Voluntary Assisted Dying is now accessible in NSW, making VAD universal across all Australian states - but one woman who wants it isn’t yet able to register.

Maryann Stevenson, 64, suffers from emphysema
Maryann Stevenson, 64, suffers from emphysema

Voluntary assisted dying is now universal across all Australian states, with NSW from today allowing eligible individuals to request medical assistance to end their lives.

The VAD law in NSW has largely followed of other states, allowing a person with an advanced and progressive illness that is likely to be terminal within six months, to end their lives following an eligibility assessment from two doctors.

The terminal condition must be causing the person suffering which cannot be relieved in a way the person considers tolerable.
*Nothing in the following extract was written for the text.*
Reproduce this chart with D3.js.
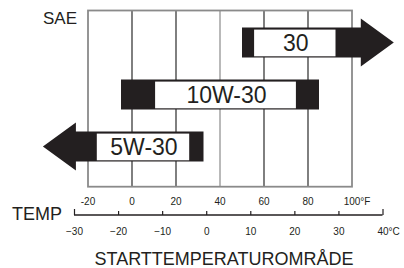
<!DOCTYPE html>
<html>
<head>
<meta charset="utf-8">
<script src="https://cdn.jsdelivr.net/npm/d3@7"></script>
<style>
  body { margin: 0; background: #fff; }
  svg { display: block; font-family: "Liberation Sans", Arial, sans-serif; }
</style>
</head>
<body>
<div id="chart"></div>
<script>
const width = 404;
const height = 268;

// oil grades and their temperature ranges (°F)
const grades = ["30", "10W-30", "5W-30"];
const barFrom = [50, -5, -40.5];      // arrow tips included
const barTo = [119, 85, 32.5];
const labelFrom = [55.5, 10.5, -16];  // white label box
const labelTo = [92.5, 74.5, 26];
const arrowDir = ["right", "none", "left"];

// temperature ticks
const fTicks = [-20, 0, 20, 40, 60, 80, 100];
const cTicks = [-30, -20, -10, 0, 10, 20, 30, 40];

const ink = "#231f20";
const plot = { top: 10.5, bottom: 186.7, left: 88, right: 352 };

const x = d3.scaleLinear().domain([-20, 100]).range([plot.left, plot.right]);
const xc = d3.scaleLinear().domain([-30, 40]).range([74, 382.5]);
const y = d3.scalePoint().domain(grades).range([42.6, 146.6]);

const barH = 30;
const headLen = 33;
const headHalf = 24;

const svg = d3.select("#chart").append("svg")
  .attr("width", width)
  .attr("height", height);

// grid lines (40 °F line is lighter)
svg.append("g")
  .selectAll("line")
  .data(fTicks.slice(1, -1))
  .join("line")
  .attr("x1", d => x(d)).attr("x2", d => x(d))
  .attr("y1", plot.top).attr("y2", plot.bottom)
  .attr("stroke", d => d === 40 ? "#8a8a8a" : "#2a2a2a")
  .attr("stroke-width", 1.2);

// frame
svg.append("rect")
  .attr("x", plot.left).attr("y", plot.top)
  .attr("width", plot.right - plot.left)
  .attr("height", plot.bottom - plot.top)
  .attr("fill", "none")
  .attr("stroke", "#8a8a8a")
  .attr("stroke-width", 1.8);

// bars
const bars = grades.map((g, i) => ({
  grade: g, from: barFrom[i], to: barTo[i],
  lFrom: labelFrom[i], lTo: labelTo[i], dir: arrowDir[i]
}));

function barPath(d) {
  const cy = y(d.grade);
  const t = cy - barH / 2, b = cy + barH / 2;
  let x0 = x(d.from), x1 = x(d.to);
  const p = d3.path();
  if (d.dir === "right") {
    const base = x1 - headLen;
    p.moveTo(x0, t); p.lineTo(base, t); p.lineTo(base, cy - headHalf);
    p.lineTo(x1, cy); p.lineTo(base, cy + headHalf); p.lineTo(base, b);
    p.lineTo(x0, b);
  } else if (d.dir === "left") {
    const base = x0 + headLen;
    p.moveTo(x1, t); p.lineTo(base, t); p.lineTo(base, cy - headHalf);
    p.lineTo(x0, cy); p.lineTo(base, cy + headHalf); p.lineTo(base, b);
    p.lineTo(x1, b);
  } else {
    p.rect(x0, t, x1 - x0, barH);
  }
  p.closePath();
  return p.toString();
}

const barG = svg.append("g")
  .selectAll("g")
  .data(bars)
  .join("g");

barG.append("path")
  .attr("d", barPath)
  .attr("fill", ink);

barG.append("rect")
  .attr("x", d => x(d.lFrom))
  .attr("y", d => y(d.grade) - barH / 2 + 2)
  .attr("width", d => x(d.lTo) - x(d.lFrom))
  .attr("height", barH - 3.3)
  .attr("fill", "#fff");

barG.append("text")
  .attr("x", d => (x(d.lFrom) + x(d.lTo)) / 2 + 1)
  .attr("y", d => y(d.grade) + 8.3)
  .attr("text-anchor", "middle")
  .attr("font-size", 23)
  .attr("fill", ink)
  .text(d => d.grade);

// Fahrenheit labels
const fLab = svg.append("g")
  .selectAll("text")
  .data(fTicks)
  .join("text")
  .attr("x", d => x(d))
  .attr("y", 204.5)
  .attr("text-anchor", "middle")
  .attr("font-size", 10)
  .attr("fill", ink)
  .text(d => d);

// Celsius axis
const cAxis = svg.append("g")
  .attr("transform", "translate(0,215)")
  .call(d3.axisBottom(xc).tickValues(cTicks).tickSize(-4).tickSizeOuter(0).tickPadding(12.5));
cAxis.select(".domain").remove();
cAxis.insert("line", ":first-child")
  .attr("x1", xc(-30)).attr("x2", xc(40))
  .attr("stroke", ink).attr("stroke-width", 1.3);
cAxis.selectAll(".tick line")
  .attr("stroke", ink).attr("stroke-width", 1.2)
  .attr("y2", d => (d === -30 || d === 40) ? -6 : -4);
cAxis.selectAll(".tick text")
  .attr("font-family", "Liberation Sans, Arial, sans-serif")
  .attr("font-size", 10)
  .attr("fill", ink);

// unit suffixes after the last numbers
function addUnit(sel, unit) {
  sel.each(function () {
    const t = d3.select(this);
    const w = this.getComputedTextLength();
    t.attr("text-anchor", "start")
      .attr("x", +t.attr("x") - w / 2 || -w / 2);
    t.append("tspan").text(unit);
  });
}
addUnit(fLab.filter(d => d === 100), "°F");
addUnit(cAxis.selectAll(".tick text").filter(d => d === 40), "°C");

// titles
svg.append("text")
  .attr("x", 43).attr("y", 24)
  .attr("font-size", 17).attr("fill", ink)
  .text("SAE");

svg.append("text")
  .attr("x", 12).attr("y", 220)
  .attr("font-size", 18).attr("fill", ink)
  .text("TEMP");

svg.append("text")
  .attr("x", 224).attr("y", 265)
  .attr("text-anchor", "middle")
  .attr("font-size", 18).attr("fill", ink)
  .text("STARTTEMPERATUROMRÅDE");
</script>
</body>
</html>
The patient must have capacity to make the decision to end their lives, or have signed legal documents to express their intention to end their lives when they had capacity. They must also be acting voluntarily and without pressure or duress.

Patients reacted with immense relief after the legislation passed through NSW’s lower house, but many hold concerns the bar is too high for accessing VAD.

Maryann Stevenson, 64, has been waiting for VAD laws to come into effect in NSW for several years, after being diagnosed with emphysema 15 years ago. She recently witnessed her mother-in-law suffer with the same lung disease in its late stages.

Ms Stevenson also suffers from fibromyalgia, which can increase the experience of pain, and recently suffered a minor stroke making her vulnerable to more severe strokes in the future.

“I was told by my doctor that with emphysema you can be okay, you can be moving along… and then all of a sudden it can just drop and you’ll get really bad really quickly,” Ms Stevenson said.

“I watched the suffering of my mother-in-law, she suffered so much and I just couldn’t go through that,”

“They say it is one of the worst ways of dying because you’re basically suffocating.”

Ms Stevenson has made the decision to seek voluntary assisted dying before reaching the very late stages of emphysema, however, due to strict criteria she is not eligible to apply, given it would be impossible for any doctor to say whether her illness would cause her death within six months.

The criteria bar is 12 months for neurodegenerative diseases.

The process to apply requires a person to first request VAD from a trained medical practitioner, who then conducts an eligibility assessment. A person then needs a second doctor to conduct another eligibility assessment.

Following this, the person must make a second request for VAD in the form of a written letter, and a final verbal request for VAD. Officials then need to authorise it, before the medicine is either dispensed to the person for self-administration, or a health practitioner administers it to them.

Ms Stevenson’s doctors can not tell her when she will decline into late stages, however they have confirmed it is only a matter of time, in part because she has struggled to quit smoking.

Even when she does reach the painful last stages of emphysema, the suffering can often go on for more than six months, usually years, she said.

“It is a peace of mind thing, to be prepared before it gets that bad, it would make all the difference in the world to me,” Ms Stevenson said.

“I will not suffer, I will not suffer, I will take medicine into my own hands before I suffer.”

“By the time I get registered, it could be a couple of years. I could have another stroke before then and not be able to speak, my breathing could be severely affected by my emphysema,” Ms Stevenson said.

“I want to be eligible before I’m really sick, if I can’t, like I said, there’s other ways.”

“My sister says only cowards take their lives, but I don’t believe in that.”